Legal Operations - According to Plan
A year ago, in January 2017, Hyperion Research surveyed the legal community about their planned priorities for the year. Which operational objectives would they focus on in the new year to help drive success? And likewise, how will those objectives influence their budget and planning priorities?
Now, as we get underway in 2018, we went back to assess how those plans panned out, and where did we as a community make the most progress.
While the overall picture shows a general alignment between what was planned and what was done, there is definitely one standout that speaks to an important overarching market trend.
Legal Operations Ascendant
As Legal Operations continues to mature as a distinct and vital discipline of corporate legal departments, Hyperion has routinely noted in its market intelligence that aside from general process and technology management – the treadmill of upgrading systems like e-Billing and Document Management – Legal Operations is being pushed hardest to deliver in performance management, business intelligence and analytics.
The appetite for more transparent and actionable data-driven decision-making has resulted in an examination of metrics that cover value, process/efficiency, outcomes/results and comparative benchmarks—areas that extend far beyond the traditionally dominant analytics focused (somewhat narrowly) on spend and budgeting.
While 28% of our respondents were prioritizing Performance Management heading into the last year, fully 41% identified it as the single greatest area of operational improvement in the ensuring 12 months.
Fig. 1 | AREAS OF OPERATIONAL PROGRESS IN 2017
This is not to say that other priorities are being neglected or diminished. Automation and cyber security have, and we expect will, continue to command significant time and effort, but these are areas that the legal community has been focused on – and struggling with - for years.
While these are lamentably immature technological competencies -poorly realized and characterized by progress that comes incrementally through diligence, not breakthrough reinvention – they are nonetheless consistent business drivers.
Legal Operations is still defining itself and developing tools and processes to tackle the business and operational dimensions beyond budgets and spend management. As a discipline, it has been rapidly coalescing to deliver significant operational gains and the growth of capabilities things like Risk Management, Contract Lifecycle Management, KPI Tracking and overall productivity.
While 2017 clearly demonstrates progress has been made, Legal Operations is by no means “established” or ingrained. No one should expect this trend to taper off in 2018.
Partly Cloudy (with a chance of showers?)
After years of being inundated with predictions of awe and wonder about how “The Cloud is Coming,” it is starting to look like it is finally here.
Cloud technology has lost its looming omnipresence over an organizations’ every technology decision and has begun to normalize as just another option. New system selections and implementations routinely consider cloud as a deployment option.
Corporations and law firms have all worked to find their own balance between cloud-based and on-premise solutions and every version of hybrid in-between.

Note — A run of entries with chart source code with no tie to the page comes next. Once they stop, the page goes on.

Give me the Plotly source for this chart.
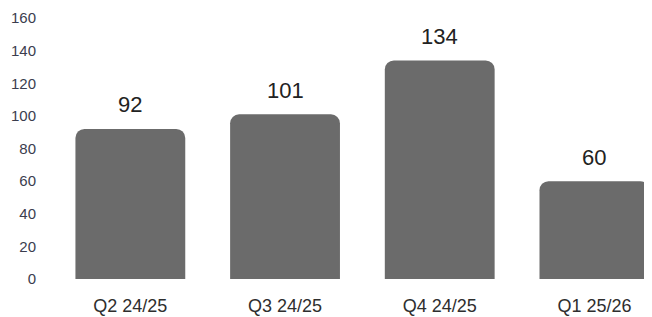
import plotly.graph_objects as go

categories = ["Q2 24/25", "Q3 24/25", "Q4 24/25", "Q1 25/26"]
values = [92, 101, 134, 60]
y_ticks = [0, 20, 40, 60, 80, 100, 120, 140, 160]

fig = go.Figure()
fig.add_trace(go.Bar(
    x=categories, y=values,
    marker=dict(color="#6b6b6b", line=dict(width=0)),
    width=0.71,
    hoverinfo="skip",
))

for c, v in zip(categories, values):
    fig.add_annotation(x=c, y=v, text=str(v), showarrow=False,
                       yshift=24, yanchor="middle",
                       font=dict(family="Liberation Sans, Arial", size=22, color="#222222"))

fig.update_layout(
    width=652, height=317,
    margin=dict(l=45, r=0, t=10, b=46),
    paper_bgcolor="white", plot_bgcolor="white",
    barcornerradius=9,
    showlegend=False,
    xaxis=dict(range=[-0.5, 3.424], showgrid=False, zeroline=False, showline=False,
               tickfont=dict(family="Liberation Sans, Arial", size=18, color="#2e2e2e"),
               ticks="", ticklabelstandoff=14),
    yaxis=dict(range=[0, 160], tickvals=y_ticks, showgrid=False, zeroline=False,
               showline=False, ticks="",
               tickfont=dict(family="Liberation Sans, Arial", size=15, color="#3b3d4e"),
               ticklabelstandoff=16),
)

fig.write_html("out.html")
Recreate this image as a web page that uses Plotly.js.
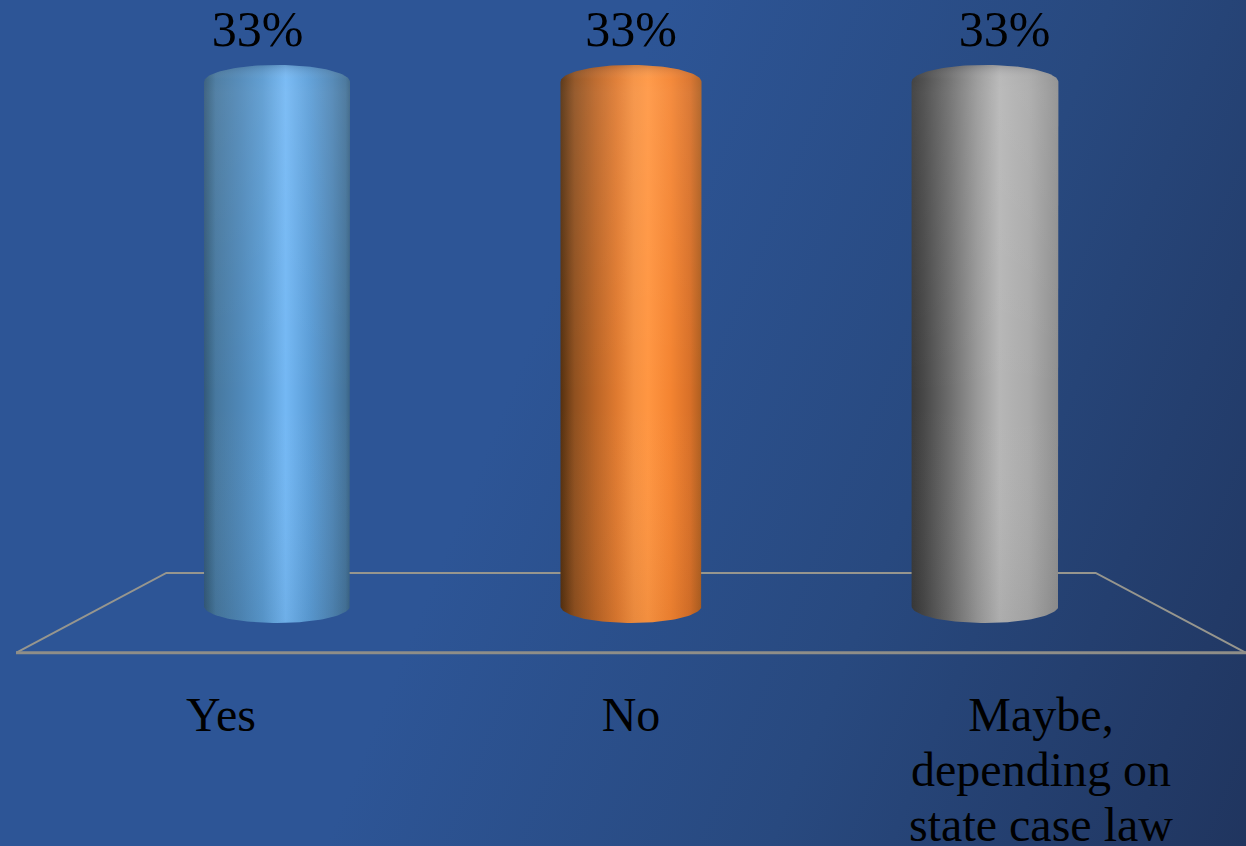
<!DOCTYPE html>
<html>
<head>
<meta charset="utf-8">
<script src="https://cdn.plot.ly/plotly-3.0.1.min.js"></script>
<style>
  html, body { margin: 0; padding: 0; width: 1246px; height: 846px; overflow: hidden; }
  body { background: linear-gradient(112deg, #2d5596 0%, #2d5596 42%, #28497f 70%, #20355f 100%); }
  #chart { width: 1246px; height: 846px; }
</style>
</head>
<body>
<div id="chart"></div>
<script>
// Poll results, one share per answer
const categories = ['Yes', 'No', 'Maybe,<br>depending on<br>state case law'];
const shares = [33, 33, 33];

// Lighting across each cylinder, left edge to right edge
const blueShade = [[0, '#33597a'], [0.03, '#3a6585'], [0.08, '#47789f'], [0.25, '#4f88b8'], [0.4, '#5a9ad0'], [0.56, '#74b8f4'], [0.72, '#5c9ed8'], [0.88, '#4f85b4'], [0.97, '#44739a'], [1, '#3a6485']];
const orangeShade = [[0, '#55300f'], [0.1, '#8f501f'], [0.25, '#bb6526'], [0.4, '#df7a30'], [0.52, '#f59040'], [0.62, '#ff9642'], [0.78, '#f48431'], [0.92, '#d87028'], [1, '#ad5e20']];
const greyShade = [[0, '#393939'], [0.08, '#474747'], [0.25, '#6b6b6b'], [0.45, '#999999'], [0.6, '#b6b6b6'], [0.8, '#aaaaaa'], [1, '#8f8f8f']];
const shades = [blueShade, orangeShade, greyShade];

// Perspective of the chart box: how far each plane shrinks towards the middle category
const middle = 1;
const barDepth = 0.8634;
const labelDepth = 0.911;
const floorBackDepth = 0.7556;
const floorBackY = 2.08;
const floorFrontY = -2.95;

// Cylinder proportions in axis units
const halfWidths = [0.178, 0.172, 0.179];
const capHeight = 1.07;

function cylinderOutline(cx, halfW, top) {
  const xs = [], ys = [];
  const steps = 60;
  for (let i = 0; i <= steps; i++) {          // upper rim, left to right
    const a = Math.PI * i / steps;
    xs.push(cx - halfW * Math.cos(a));
    ys.push(top + capHeight * Math.sin(a));
  }
  for (let i = 0; i <= steps; i++) {          // lower rim, right to left
    const a = Math.PI * i / steps;
    xs.push(cx + halfW * Math.cos(a));
    ys.push(-capHeight * Math.sin(a));
  }
  xs.push(xs[0]); ys.push(ys[0]);
  return { xs, ys };
}

const floorBack = {
  type: 'scatter', mode: 'lines', hoverinfo: 'skip', showlegend: false,
  x: [middle - 1.5, middle - 1.5 * floorBackDepth, middle + 1.5 * floorBackDepth, middle + 1.5],
  y: [floorFrontY, floorBackY, floorBackY, floorFrontY],
  line: { color: '#97968e', width: 2 }
};
const floorFront = {
  type: 'scatter', mode: 'lines', hoverinfo: 'skip', showlegend: false,
  x: [middle - 1.5, middle + 1.5],
  y: [floorFrontY, floorFrontY],
  line: { color: '#8f8e88', width: 3 }
};

const traces = [floorBack, floorFront];
shares.forEach((share, i) => {
  const cx = middle + (i - middle) * barDepth;
  const o = cylinderOutline(cx, halfWidths[i], share);
  traces.push({
    type: 'scatter', mode: 'lines', fill: 'toself', hoverinfo: 'skip', showlegend: false,
    x: o.xs, y: o.ys, line: { width: 0 },
    fillgradient: { type: 'horizontal', colorscale: shades[i] }
  });
  // Soft highlight towards the top, dimmer base, shaded rim on the cap
  traces.push({
    type: 'scatter', mode: 'lines', fill: 'toself', hoverinfo: 'skip', showlegend: false,
    x: o.xs, y: o.ys, line: { width: 0 },
    fillgradient: {
      type: 'vertical',
      colorscale: [[0, 'rgba(0,0,0,0.05)'], [0.4, 'rgba(255,255,255,0)'], [0.95, 'rgba(255,255,255,0.07)'], [0.975, 'rgba(255,255,255,0.05)'], [1, 'rgba(50,50,60,0.2)']]
    }
  });
});

traces.push({
  type: 'scatter', mode: 'text', cliponaxis: false, hoverinfo: 'skip', showlegend: false,
  x: shares.map((_, i) => middle + (i - middle) * labelDepth),
  y: shares.map(v => v + 3.05),
  text: shares.map(v => v + '%'),
  textposition: 'middle center',
  textfont: { family: '"Liberation Serif", serif', size: 50, color: '#000000' }
});

const layout = {
  width: 1246, height: 846,
  margin: { l: 16, r: 0, t: 0, b: 186, pad: 0 },
  paper_bgcolor: 'rgba(0,0,0,0)',
  plot_bgcolor: 'rgba(0,0,0,0)',
  showlegend: false,
  xaxis: {
    type: 'linear', range: [-0.5, 2.5],
    tickmode: 'array', tickvals: categories.map((_, i) => i), ticktext: categories,
    showgrid: false, zeroline: false, showline: false, ticks: '',
    ticklabelstandoff: 22,
    tickangle: 0,
    tickfont: { family: '"Liberation Serif", serif', size: 48, color: '#000000' }
  },
  yaxis: {
    visible: false, range: [-3.4, 38.16], fixedrange: true
  }
};

Plotly.newPlot('chart', traces, layout, { staticPlot: true, displayModeBar: false }).then(gd => {
  // Tighter line spacing inside the multi-line category label
  gd.querySelectorAll('.xtick text').forEach(t => {
    t.querySelectorAll('tspan.line').forEach((line, n) => {
      if (n > 0) line.setAttribute('dy', (n * 1.146) + 'em');
    });
  });
});
</script>
</body>
</html>
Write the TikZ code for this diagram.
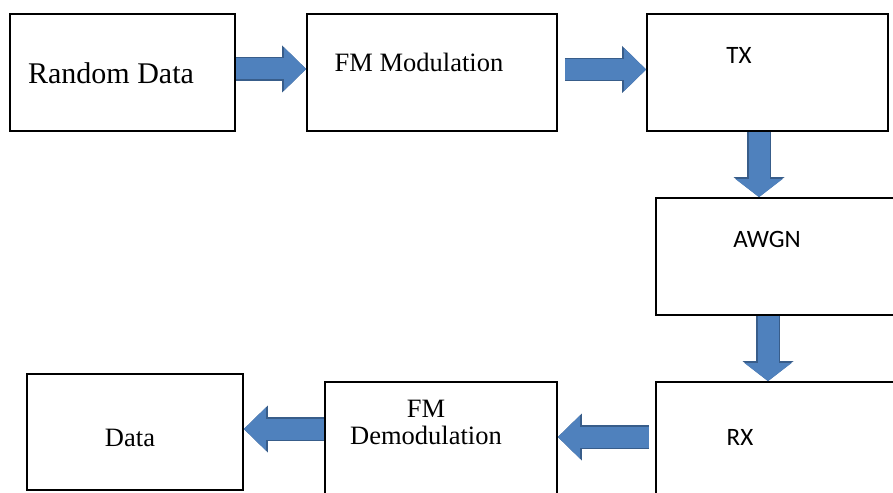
\documentclass[tikz,border=0pt]{standalone}
\usepackage{fontspec}
\setmainfont{Liberation Serif}
\newfontfamily\sansfont{Carlito}
\usetikzlibrary{arrows.meta}

\definecolor{arrfill}{HTML}{4F81BD}
\definecolor{arredge}{HTML}{385D8A}

\begin{document}
\begin{tikzpicture}[x=1pt, y=-1pt,
  box/.style={draw, line width=1.8pt, inner sep=0pt},
  lbl/.style={inner sep=0pt, font=\fontsize{26.5}{28}\selectfont},
  slbl/.style={inner sep=0pt, font=\sansfont\fontsize{25}{27}\selectfont},
  arr/.style={draw=arrfill, line width=21pt,
    -{Triangle[width=43pt,length=22pt,line width'=0pt]},
    preaction={draw=arredge, line width=23.5pt,
      -{Triangle[width=47pt,length=24pt,line width'=0pt,fill=arredge]}}},
  darr/.style={draw=arrfill, line width=21pt,
    -{Triangle[width=47pt,length=18pt,line width'=0pt]},
    preaction={draw=arredge, line width=23.5pt,
      -{Triangle[width=51pt,length=20pt,line width'=0pt,fill=arredge]}}}]
  \useasboundingbox (0,0) rectangle (893,492);
  \clip (0,0) rectangle (893,492);

  % blocks
  \node[box, minimum width=225pt, minimum height=117pt] (rand)    at (122.5,72.5) {};
  \node[box, minimum width=250pt, minimum height=117pt] (fmmod)   at (432,72.5)   {};
  \node[box, minimum width=241pt, minimum height=117pt] (tx)      at (767.5,72.5) {};
  \node[box, minimum width=264pt, minimum height=117pt] (awgn)    at (788,256.5)  {};
  \node[box, minimum width=264pt, minimum height=118pt] (rx)      at (788,441)    {};
  \node[box, minimum width=232pt, minimum height=118pt] (fmdemod) at (441,441)    {};
  \node[box, minimum width=216pt, minimum height=116pt] (data)    at (135,432)    {};

  % texts
  \node[lbl, font=\fontsize{30}{32}\selectfont] (rand-t) at (111,73) {Random Data};
  \node[lbl]  (fmmod-t)   at (419,62.5) {FM Modulation};
  \node[slbl] (tx-t)      at (739,55.5) {TX};
  \node[slbl] (awgn-t)    at (767,239.5) {AWGN};
  \node[slbl] (rx-t)      at (740,437) {RX};
  \node[lbl, align=center] (fmdemod-t) at (426,422) {FM\\[-1pt]Demodulation};
  \node[lbl]  (data-t)    at (130,438) {Data};

  % block arrows
  \draw[arr]  ([yshift=3.5pt]rand.east) -- ([yshift=3.5pt]fmmod.west);
  \draw[arr]  ([xshift=7pt,yshift=3pt]fmmod.east) -- ([yshift=3pt]tx.west);
  \draw[darr] ([xshift=-8.5pt]tx.south) -- ([xshift=-8.5pt]tx.south |- awgn.north);
  \draw[darr] ([xshift=-20pt]awgn.south) -- ([xshift=-20pt]rx.north);
  \draw[arr]  ([xshift=-6pt,yshift=4pt]rx.west) -- ([yshift=4pt]fmdemod.east);
  \draw[arr]  ([yshift=12pt]fmdemod.west) -- ([yshift=12pt]fmdemod.west -| data.east);
\end{tikzpicture}
\end{document}
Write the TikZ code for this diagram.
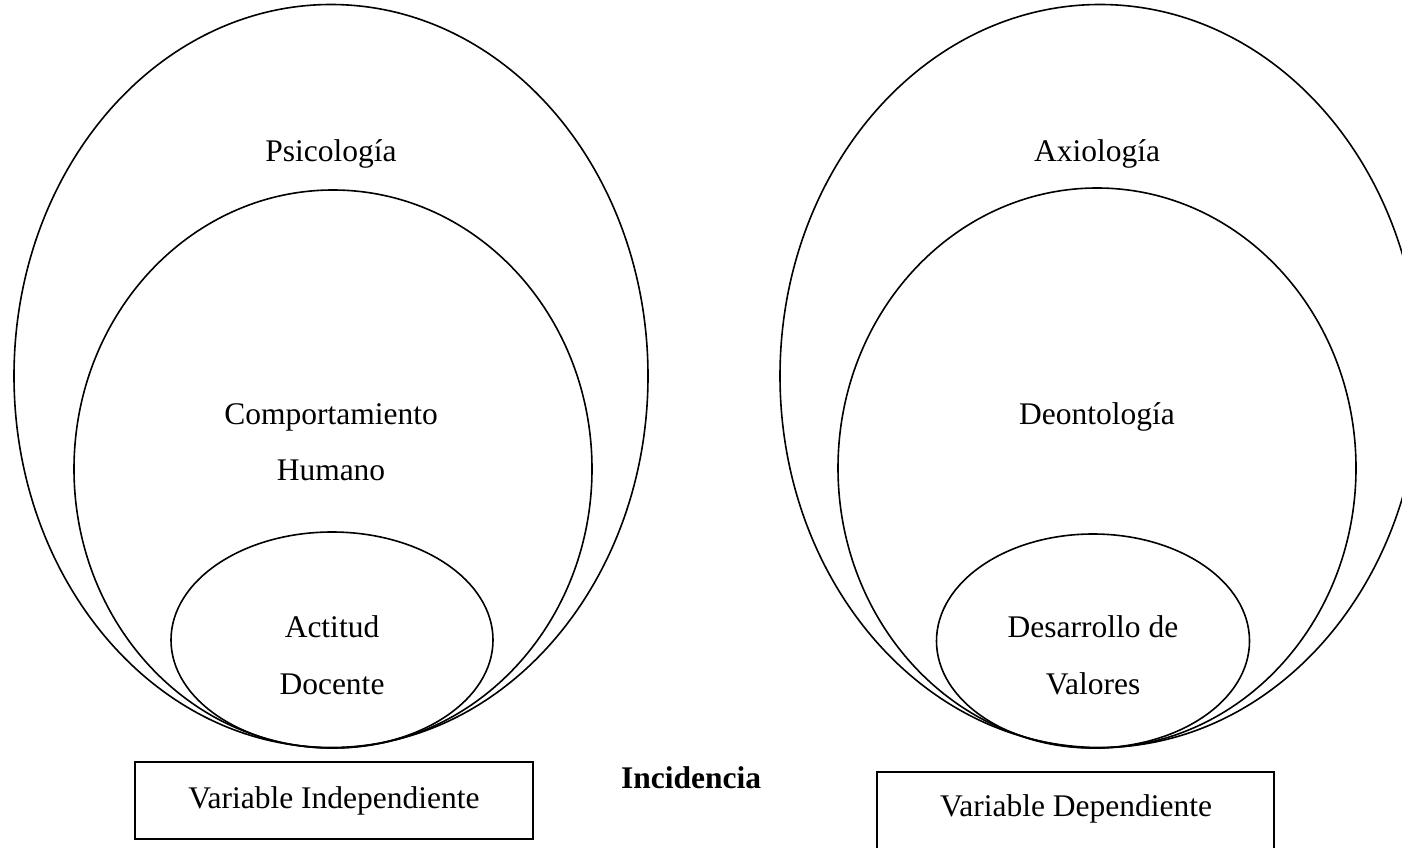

Going forward, we expect this to continue to retreat to the background as technology is assessed based on its features and ability to integrate within processes rather than specifically measured by its back-end infrastructure. Cloud strategy and architecture will be managed as IT’s concerns, not Legal’s.
Absence of Disruption
Lastly, it should be noted that the 13% of respondents that identified “other” priorities for the year were largely subsumed into these broader categories (most of them into Performance Management!)
This suggests a general lack of disruption. To be able to predict your priorities in January and then look back 12 months later and see them still in place is a rare event in the fast-moving world of technology.
Despite world-changing predictions in Artificial Intelligence, Blockchain, Big Data and the Internet of Things, it appears that for most organizations Legal Technology went generally according to plan in 2017.
Which makes us all the more curious as to what 2018 has in store.